Challenge -
Output the material beneath exactly, leaving nothing out.

Data -
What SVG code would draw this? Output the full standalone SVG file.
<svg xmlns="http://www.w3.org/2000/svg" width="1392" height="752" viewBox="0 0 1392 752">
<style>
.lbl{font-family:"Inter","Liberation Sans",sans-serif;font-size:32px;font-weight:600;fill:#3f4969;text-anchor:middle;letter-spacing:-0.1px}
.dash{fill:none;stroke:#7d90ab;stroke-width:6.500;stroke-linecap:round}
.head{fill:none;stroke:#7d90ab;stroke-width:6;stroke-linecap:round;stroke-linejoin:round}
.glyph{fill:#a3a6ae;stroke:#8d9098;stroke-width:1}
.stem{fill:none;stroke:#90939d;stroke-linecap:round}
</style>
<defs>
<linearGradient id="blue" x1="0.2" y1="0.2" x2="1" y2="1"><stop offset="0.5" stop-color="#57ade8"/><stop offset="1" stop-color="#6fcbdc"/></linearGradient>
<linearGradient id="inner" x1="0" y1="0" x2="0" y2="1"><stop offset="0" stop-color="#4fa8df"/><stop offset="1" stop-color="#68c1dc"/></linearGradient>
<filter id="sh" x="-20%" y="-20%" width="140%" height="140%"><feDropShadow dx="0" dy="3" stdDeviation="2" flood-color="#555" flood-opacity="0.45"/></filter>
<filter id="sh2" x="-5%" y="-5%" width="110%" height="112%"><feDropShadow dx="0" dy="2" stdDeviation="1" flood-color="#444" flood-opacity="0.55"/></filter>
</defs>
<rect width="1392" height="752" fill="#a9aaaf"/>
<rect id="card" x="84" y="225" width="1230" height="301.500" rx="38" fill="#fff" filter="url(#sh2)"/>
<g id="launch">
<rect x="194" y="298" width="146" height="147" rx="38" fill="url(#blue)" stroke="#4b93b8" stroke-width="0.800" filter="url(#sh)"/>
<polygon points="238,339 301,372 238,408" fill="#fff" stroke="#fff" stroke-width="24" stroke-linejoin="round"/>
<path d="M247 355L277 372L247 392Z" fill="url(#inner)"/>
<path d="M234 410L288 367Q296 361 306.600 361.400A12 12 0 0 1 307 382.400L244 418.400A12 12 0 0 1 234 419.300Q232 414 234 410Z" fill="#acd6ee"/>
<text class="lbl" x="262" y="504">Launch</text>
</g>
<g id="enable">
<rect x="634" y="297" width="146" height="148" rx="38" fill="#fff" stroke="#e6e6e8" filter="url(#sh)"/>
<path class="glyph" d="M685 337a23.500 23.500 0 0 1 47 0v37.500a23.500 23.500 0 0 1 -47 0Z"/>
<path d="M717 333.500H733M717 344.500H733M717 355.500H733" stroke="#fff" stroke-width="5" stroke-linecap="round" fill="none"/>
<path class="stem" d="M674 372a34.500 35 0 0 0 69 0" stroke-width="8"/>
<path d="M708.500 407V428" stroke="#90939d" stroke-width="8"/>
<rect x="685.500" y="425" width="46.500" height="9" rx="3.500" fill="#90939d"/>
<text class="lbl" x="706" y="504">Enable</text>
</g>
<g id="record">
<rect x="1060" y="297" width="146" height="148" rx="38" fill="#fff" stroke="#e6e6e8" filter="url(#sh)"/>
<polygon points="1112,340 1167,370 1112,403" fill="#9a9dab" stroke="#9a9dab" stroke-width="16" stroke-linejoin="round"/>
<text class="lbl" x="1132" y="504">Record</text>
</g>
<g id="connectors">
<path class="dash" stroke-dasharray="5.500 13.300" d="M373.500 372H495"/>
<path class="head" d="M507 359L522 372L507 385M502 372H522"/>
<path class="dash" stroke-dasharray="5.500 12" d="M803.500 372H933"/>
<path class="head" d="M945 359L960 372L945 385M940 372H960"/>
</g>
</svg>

Solution to this task -
What SVG code would draw this? Output the full standalone SVG file.
<svg xmlns="http://www.w3.org/2000/svg" width="1392" height="752" viewBox="0 0 1392 752">
<style>
.lbl{font-family:"Inter","Liberation Sans",sans-serif;font-size:32px;font-weight:600;fill:#3f4969;text-anchor:middle;letter-spacing:-0.1px}
.dash{fill:none;stroke:#7d90ab;stroke-width:6.500;stroke-linecap:round}
.head{fill:none;stroke:#7d90ab;stroke-width:6;stroke-linecap:round;stroke-linejoin:round}
.glyph{fill:#a3a6ae;stroke:#8d9098;stroke-width:1}
.stem{fill:none;stroke:#90939d;stroke-linecap:round}
</style>
<defs>
<linearGradient id="blue" x1="0.2" y1="0.2" x2="1" y2="1"><stop offset="0.5" stop-color="#57ade8"/><stop offset="1" stop-color="#6fcbdc"/></linearGradient>
<linearGradient id="inner" x1="0" y1="0" x2="0" y2="1"><stop offset="0" stop-color="#4fa8df"/><stop offset="1" stop-color="#68c1dc"/></linearGradient>
<filter id="sh" x="-20%" y="-20%" width="140%" height="140%"><feDropShadow dx="0" dy="3" stdDeviation="2" flood-color="#555" flood-opacity="0.45"/></filter>
<filter id="sh2" x="-5%" y="-5%" width="110%" height="112%"><feDropShadow dx="0" dy="2" stdDeviation="1" flood-color="#444" flood-opacity="0.55"/></filter>
</defs>
<rect width="1392" height="752" fill="#a9aaaf"/>
<rect id="card" x="84" y="225" width="1230" height="301.500" rx="38" fill="#fff" filter="url(#sh2)"/>
<g id="launch">
<rect x="194" y="298" width="146" height="147" rx="38" fill="url(#blue)" stroke="#4b93b8" stroke-width="0.800" filter="url(#sh)"/>
<polygon points="238,339 301,372 238,408" fill="#fff" stroke="#fff" stroke-width="24" stroke-linejoin="round"/>
<path d="M247 355L277 372L247 392Z" fill="url(#inner)"/>
<path d="M234 410L288 367Q296 361 306.600 361.400A12 12 0 0 1 307 382.400L244 418.400A12 12 0 0 1 234 419.300Q232 414 234 410Z" fill="#acd6ee"/>
<text class="lbl" x="262" y="504">Launch</text>
</g>
<g id="enable">
<rect x="634" y="297" width="146" height="148" rx="38" fill="#fff" stroke="#e6e6e8" filter="url(#sh)"/>
<path class="glyph" d="M685 337a23.500 23.500 0 0 1 47 0v37.500a23.500 23.500 0 0 1 -47 0Z"/>
<path d="M717 333.500H733M717 344.500H733M717 355.500H733" stroke="#fff" stroke-width="5" stroke-linecap="round" fill="none"/>
<path class="stem" d="M674 372a34.500 35 0 0 0 69 0" stroke-width="8"/>
<path d="M708.500 407V428" stroke="#90939d" stroke-width="8"/>
<rect x="685.500" y="425" width="46.500" height="9" rx="3.500" fill="#90939d"/>
<text class="lbl" x="706" y="504">Enable</text>
</g>
<g id="record">
<rect x="1060" y="297" width="146" height="148" rx="38" fill="#fff" stroke="#e6e6e8" filter="url(#sh)"/>
<polygon points="1112,340 1167,370 1112,403" fill="#9a9dab" stroke="#9a9dab" stroke-width="16" stroke-linejoin="round"/>
<text class="lbl" x="1132" y="504">Record</text>
</g>
<g id="connectors">
<path class="dash" stroke-dasharray="5.500 13.300" d="M373.500 372H495"/>
<path class="head" d="M507 359L522 372L507 385M502 372H522"/>
<path class="dash" stroke-dasharray="5.500 12" d="M803.500 372H933"/>
<path class="head" d="M945 359L960 372L945 385M940 372H960"/>
</g>
</svg>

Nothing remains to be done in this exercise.